Correlated Anarchy in Overlapping Wireless Networks

TL;DR

This paper models the strategic behavior of selfish users in overlapping wireless networks using an iterated game, analyzing equilibrium stability and efficiency through statistical physics methods, and relating it to the minority game.

Contribution

It introduces a novel game-theoretic framework for dynamic user behavior in wireless networks and derives explicit efficiency bounds using replica theory.

Findings

Users converge to an evolutionarily stable equilibrium.

Price of anarchy depends only on strategies and network parameters.
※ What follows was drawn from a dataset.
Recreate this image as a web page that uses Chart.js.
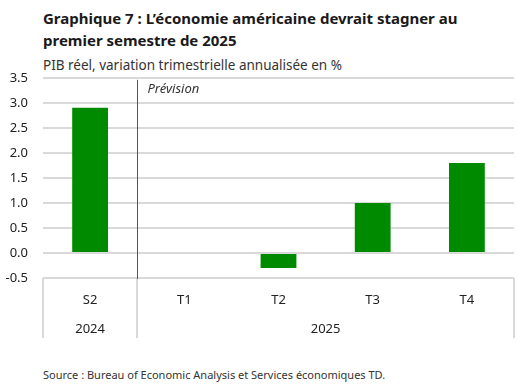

Mapping to the minority game generalizes its analysis to multiple choices.

Abstract

We investigate the behavior of a large number of selfish users that are able to switch dynamically between multiple wireless access-points (possibly belonging to different standards) by introducing an iterated non-cooperative game. Users start out completely uneducated and naive but, by using a fixed set of strategies to process a broadcasted training signal, they quickly evolve and converge to an evolutionarily stable equilibrium. Then, in order to measure efficiency in this steady state, we adapt the notion of the price of anarchy to our setting and we obtain an explicit analytic estimate for it by using methods from statistical physics (namely the theory of replicas). Surprisingly, we find that the price of anarchy does not depend on the specifics of the wireless nodes (e.g. spectral efficiency) but only on the number of strategies per user and a particular combination of the number of nodes, the number of users and the size of the training signal. Finally, we map this game to the well-studied minority game, generalizing its analysis to an arbitrary number of choices.